§ **DATA SECTION**
--- begin ---
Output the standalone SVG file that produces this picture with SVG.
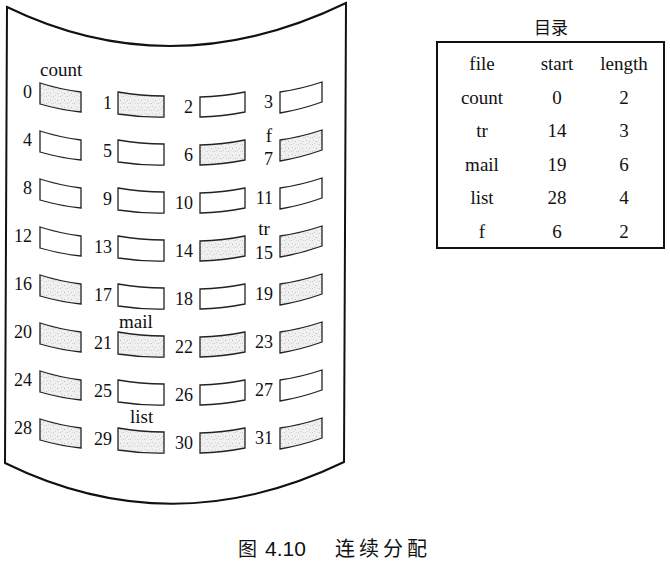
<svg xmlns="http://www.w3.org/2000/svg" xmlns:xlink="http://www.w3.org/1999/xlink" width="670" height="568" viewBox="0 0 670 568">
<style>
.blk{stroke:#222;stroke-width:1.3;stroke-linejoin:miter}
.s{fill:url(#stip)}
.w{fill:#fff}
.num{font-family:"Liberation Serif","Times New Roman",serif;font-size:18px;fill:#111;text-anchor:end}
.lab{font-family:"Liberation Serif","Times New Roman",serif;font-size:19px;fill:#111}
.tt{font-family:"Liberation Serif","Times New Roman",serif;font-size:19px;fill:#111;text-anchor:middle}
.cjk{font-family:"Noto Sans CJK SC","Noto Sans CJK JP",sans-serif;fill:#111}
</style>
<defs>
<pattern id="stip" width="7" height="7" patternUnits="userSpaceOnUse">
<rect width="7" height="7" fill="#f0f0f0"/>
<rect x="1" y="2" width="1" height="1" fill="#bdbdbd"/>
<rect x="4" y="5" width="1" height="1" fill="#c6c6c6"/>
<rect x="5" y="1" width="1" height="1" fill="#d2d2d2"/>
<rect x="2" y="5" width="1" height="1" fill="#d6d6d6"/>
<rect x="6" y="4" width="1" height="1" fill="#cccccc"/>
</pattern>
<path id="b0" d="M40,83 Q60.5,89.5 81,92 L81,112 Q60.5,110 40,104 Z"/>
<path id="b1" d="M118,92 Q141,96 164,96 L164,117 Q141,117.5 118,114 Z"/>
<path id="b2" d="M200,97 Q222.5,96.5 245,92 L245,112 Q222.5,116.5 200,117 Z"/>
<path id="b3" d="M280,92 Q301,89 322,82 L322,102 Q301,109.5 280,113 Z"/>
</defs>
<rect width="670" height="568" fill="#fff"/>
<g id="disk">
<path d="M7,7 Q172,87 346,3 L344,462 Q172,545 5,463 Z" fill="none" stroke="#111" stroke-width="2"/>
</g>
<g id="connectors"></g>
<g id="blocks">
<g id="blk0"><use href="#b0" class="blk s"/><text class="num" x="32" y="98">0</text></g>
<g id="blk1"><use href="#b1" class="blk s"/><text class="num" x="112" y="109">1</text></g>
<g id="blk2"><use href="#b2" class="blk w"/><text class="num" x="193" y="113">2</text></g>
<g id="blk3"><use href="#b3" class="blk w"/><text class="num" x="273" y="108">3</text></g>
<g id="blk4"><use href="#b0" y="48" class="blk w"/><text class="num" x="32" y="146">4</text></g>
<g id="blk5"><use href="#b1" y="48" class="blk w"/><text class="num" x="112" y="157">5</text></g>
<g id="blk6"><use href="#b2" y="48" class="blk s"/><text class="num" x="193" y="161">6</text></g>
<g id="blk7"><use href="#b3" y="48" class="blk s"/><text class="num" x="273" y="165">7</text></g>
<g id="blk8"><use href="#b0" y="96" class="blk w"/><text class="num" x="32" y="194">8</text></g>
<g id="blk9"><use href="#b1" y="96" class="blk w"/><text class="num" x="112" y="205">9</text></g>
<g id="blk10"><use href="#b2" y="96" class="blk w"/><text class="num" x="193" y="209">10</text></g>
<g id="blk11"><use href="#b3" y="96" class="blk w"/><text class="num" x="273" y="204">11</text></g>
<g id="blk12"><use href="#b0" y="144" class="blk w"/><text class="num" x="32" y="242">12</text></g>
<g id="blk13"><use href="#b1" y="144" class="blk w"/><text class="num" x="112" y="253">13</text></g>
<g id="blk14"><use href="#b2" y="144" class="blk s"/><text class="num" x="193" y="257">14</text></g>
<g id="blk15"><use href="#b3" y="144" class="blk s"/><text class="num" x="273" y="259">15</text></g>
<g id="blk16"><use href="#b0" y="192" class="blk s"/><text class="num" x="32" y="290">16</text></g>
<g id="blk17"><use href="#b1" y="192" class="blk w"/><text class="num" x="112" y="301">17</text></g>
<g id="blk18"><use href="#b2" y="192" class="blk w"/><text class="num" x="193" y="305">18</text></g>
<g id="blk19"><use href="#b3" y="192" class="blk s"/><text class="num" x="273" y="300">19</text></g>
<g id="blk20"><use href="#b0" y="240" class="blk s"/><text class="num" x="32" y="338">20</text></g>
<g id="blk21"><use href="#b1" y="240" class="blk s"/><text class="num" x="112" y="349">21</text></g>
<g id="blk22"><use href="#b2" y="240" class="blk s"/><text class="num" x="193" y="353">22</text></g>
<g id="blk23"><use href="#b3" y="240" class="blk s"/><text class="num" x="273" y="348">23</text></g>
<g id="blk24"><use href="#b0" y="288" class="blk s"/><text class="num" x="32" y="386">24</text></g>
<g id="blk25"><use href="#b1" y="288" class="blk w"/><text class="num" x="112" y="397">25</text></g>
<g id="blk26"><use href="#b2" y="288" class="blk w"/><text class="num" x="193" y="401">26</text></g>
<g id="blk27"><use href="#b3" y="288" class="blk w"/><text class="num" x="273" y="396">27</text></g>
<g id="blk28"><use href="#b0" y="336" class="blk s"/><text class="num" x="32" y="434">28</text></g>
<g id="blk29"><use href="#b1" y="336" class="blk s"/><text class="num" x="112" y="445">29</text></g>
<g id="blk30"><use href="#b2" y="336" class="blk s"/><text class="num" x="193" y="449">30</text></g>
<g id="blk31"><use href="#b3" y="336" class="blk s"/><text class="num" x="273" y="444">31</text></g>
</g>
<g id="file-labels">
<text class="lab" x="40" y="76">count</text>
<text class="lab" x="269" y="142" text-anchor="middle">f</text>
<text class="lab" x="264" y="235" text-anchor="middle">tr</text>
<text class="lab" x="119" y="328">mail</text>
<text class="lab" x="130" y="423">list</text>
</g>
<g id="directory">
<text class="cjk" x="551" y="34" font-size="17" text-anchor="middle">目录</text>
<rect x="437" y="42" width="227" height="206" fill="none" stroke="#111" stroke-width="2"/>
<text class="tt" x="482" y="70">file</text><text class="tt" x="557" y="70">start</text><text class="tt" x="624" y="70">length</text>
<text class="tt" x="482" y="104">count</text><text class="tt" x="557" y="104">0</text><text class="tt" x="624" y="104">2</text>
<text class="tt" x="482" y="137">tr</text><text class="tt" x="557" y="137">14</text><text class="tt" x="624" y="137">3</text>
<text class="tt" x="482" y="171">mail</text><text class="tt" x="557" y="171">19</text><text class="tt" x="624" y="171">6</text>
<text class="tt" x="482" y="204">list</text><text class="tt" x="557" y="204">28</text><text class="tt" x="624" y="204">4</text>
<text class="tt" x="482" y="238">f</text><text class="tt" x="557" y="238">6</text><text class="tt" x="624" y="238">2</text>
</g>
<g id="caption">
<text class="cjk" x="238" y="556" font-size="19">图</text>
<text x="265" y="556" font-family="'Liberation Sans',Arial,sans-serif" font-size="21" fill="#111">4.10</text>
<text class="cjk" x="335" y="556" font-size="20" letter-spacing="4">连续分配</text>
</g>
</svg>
--- end ---
Every line of the data should be copied as it stands, without the images.

§ **ANSWER BELOW**
Output the standalone SVG file that produces this picture with SVG.
<svg xmlns="http://www.w3.org/2000/svg" xmlns:xlink="http://www.w3.org/1999/xlink" width="670" height="568" viewBox="0 0 670 568">
<style>
.blk{stroke:#222;stroke-width:1.3;stroke-linejoin:miter}
.s{fill:url(#stip)}
.w{fill:#fff}
.num{font-family:"Liberation Serif","Times New Roman",serif;font-size:18px;fill:#111;text-anchor:end}
.lab{font-family:"Liberation Serif","Times New Roman",serif;font-size:19px;fill:#111}
.tt{font-family:"Liberation Serif","Times New Roman",serif;font-size:19px;fill:#111;text-anchor:middle}
.cjk{font-family:"Noto Sans CJK SC","Noto Sans CJK JP",sans-serif;fill:#111}
</style>
<defs>
<pattern id="stip" width="7" height="7" patternUnits="userSpaceOnUse">
<rect width="7" height="7" fill="#f0f0f0"/>
<rect x="1" y="2" width="1" height="1" fill="#bdbdbd"/>
<rect x="4" y="5" width="1" height="1" fill="#c6c6c6"/>
<rect x="5" y="1" width="1" height="1" fill="#d2d2d2"/>
<rect x="2" y="5" width="1" height="1" fill="#d6d6d6"/>
<rect x="6" y="4" width="1" height="1" fill="#cccccc"/>
</pattern>
<path id="b0" d="M40,83 Q60.5,89.5 81,92 L81,112 Q60.5,110 40,104 Z"/>
<path id="b1" d="M118,92 Q141,96 164,96 L164,117 Q141,117.5 118,114 Z"/>
<path id="b2" d="M200,97 Q222.5,96.5 245,92 L245,112 Q222.5,116.5 200,117 Z"/>
<path id="b3" d="M280,92 Q301,89 322,82 L322,102 Q301,109.5 280,113 Z"/>
</defs>
<rect width="670" height="568" fill="#fff"/>
<g id="disk">
<path d="M7,7 Q172,87 346,3 L344,462 Q172,545 5,463 Z" fill="none" stroke="#111" stroke-width="2"/>
</g>
<g id="connectors"></g>
<g id="blocks">
<g id="blk0"><use href="#b0" class="blk s"/><text class="num" x="32" y="98">0</text></g>
<g id="blk1"><use href="#b1" class="blk s"/><text class="num" x="112" y="109">1</text></g>
<g id="blk2"><use href="#b2" class="blk w"/><text class="num" x="193" y="113">2</text></g>
<g id="blk3"><use href="#b3" class="blk w"/><text class="num" x="273" y="108">3</text></g>
<g id="blk4"><use href="#b0" y="48" class="blk w"/><text class="num" x="32" y="146">4</text></g>
<g id="blk5"><use href="#b1" y="48" class="blk w"/><text class="num" x="112" y="157">5</text></g>
<g id="blk6"><use href="#b2" y="48" class="blk s"/><text class="num" x="193" y="161">6</text></g>
<g id="blk7"><use href="#b3" y="48" class="blk s"/><text class="num" x="273" y="165">7</text></g>
<g id="blk8"><use href="#b0" y="96" class="blk w"/><text class="num" x="32" y="194">8</text></g>
<g id="blk9"><use href="#b1" y="96" class="blk w"/><text class="num" x="112" y="205">9</text></g>
<g id="blk10"><use href="#b2" y="96" class="blk w"/><text class="num" x="193" y="209">10</text></g>
<g id="blk11"><use href="#b3" y="96" class="blk w"/><text class="num" x="273" y="204">11</text></g>
<g id="blk12"><use href="#b0" y="144" class="blk w"/><text class="num" x="32" y="242">12</text></g>
<g id="blk13"><use href="#b1" y="144" class="blk w"/><text class="num" x="112" y="253">13</text></g>
<g id="blk14"><use href="#b2" y="144" class="blk s"/><text class="num" x="193" y="257">14</text></g>
<g id="blk15"><use href="#b3" y="144" class="blk s"/><text class="num" x="273" y="259">15</text></g>
<g id="blk16"><use href="#b0" y="192" class="blk s"/><text class="num" x="32" y="290">16</text></g>
<g id="blk17"><use href="#b1" y="192" class="blk w"/><text class="num" x="112" y="301">17</text></g>
<g id="blk18"><use href="#b2" y="192" class="blk w"/><text class="num" x="193" y="305">18</text></g>
<g id="blk19"><use href="#b3" y="192" class="blk s"/><text class="num" x="273" y="300">19</text></g>
<g id="blk20"><use href="#b0" y="240" class="blk s"/><text class="num" x="32" y="338">20</text></g>
<g id="blk21"><use href="#b1" y="240" class="blk s"/><text class="num" x="112" y="349">21</text></g>
<g id="blk22"><use href="#b2" y="240" class="blk s"/><text class="num" x="193" y="353">22</text></g>
<g id="blk23"><use href="#b3" y="240" class="blk s"/><text class="num" x="273" y="348">23</text></g>
<g id="blk24"><use href="#b0" y="288" class="blk s"/><text class="num" x="32" y="386">24</text></g>
<g id="blk25"><use href="#b1" y="288" class="blk w"/><text class="num" x="112" y="397">25</text></g>
<g id="blk26"><use href="#b2" y="288" class="blk w"/><text class="num" x="193" y="401">26</text></g>
<g id="blk27"><use href="#b3" y="288" class="blk w"/><text class="num" x="273" y="396">27</text></g>
<g id="blk28"><use href="#b0" y="336" class="blk s"/><text class="num" x="32" y="434">28</text></g>
<g id="blk29"><use href="#b1" y="336" class="blk s"/><text class="num" x="112" y="445">29</text></g>
<g id="blk30"><use href="#b2" y="336" class="blk s"/><text class="num" x="193" y="449">30</text></g>
<g id="blk31"><use href="#b3" y="336" class="blk s"/><text class="num" x="273" y="444">31</text></g>
</g>
<g id="file-labels">
<text class="lab" x="40" y="76">count</text>
<text class="lab" x="269" y="142" text-anchor="middle">f</text>
<text class="lab" x="264" y="235" text-anchor="middle">tr</text>
<text class="lab" x="119" y="328">mail</text>
<text class="lab" x="130" y="423">list</text>
</g>
<g id="directory">
<text class="cjk" x="551" y="34" font-size="17" text-anchor="middle">目录</text>
<rect x="437" y="42" width="227" height="206" fill="none" stroke="#111" stroke-width="2"/>
<text class="tt" x="482" y="70">file</text><text class="tt" x="557" y="70">start</text><text class="tt" x="624" y="70">length</text>
<text class="tt" x="482" y="104">count</text><text class="tt" x="557" y="104">0</text><text class="tt" x="624" y="104">2</text>
<text class="tt" x="482" y="137">tr</text><text class="tt" x="557" y="137">14</text><text class="tt" x="624" y="137">3</text>
<text class="tt" x="482" y="171">mail</text><text class="tt" x="557" y="171">19</text><text class="tt" x="624" y="171">6</text>
<text class="tt" x="482" y="204">list</text><text class="tt" x="557" y="204">28</text><text class="tt" x="624" y="204">4</text>
<text class="tt" x="482" y="238">f</text><text class="tt" x="557" y="238">6</text><text class="tt" x="624" y="238">2</text>
</g>
<g id="caption">
<text class="cjk" x="238" y="556" font-size="19">图</text>
<text x="265" y="556" font-family="'Liberation Sans',Arial,sans-serif" font-size="21" fill="#111">4.10</text>
<text class="cjk" x="335" y="556" font-size="20" letter-spacing="4">连续分配</text>
</g>
</svg>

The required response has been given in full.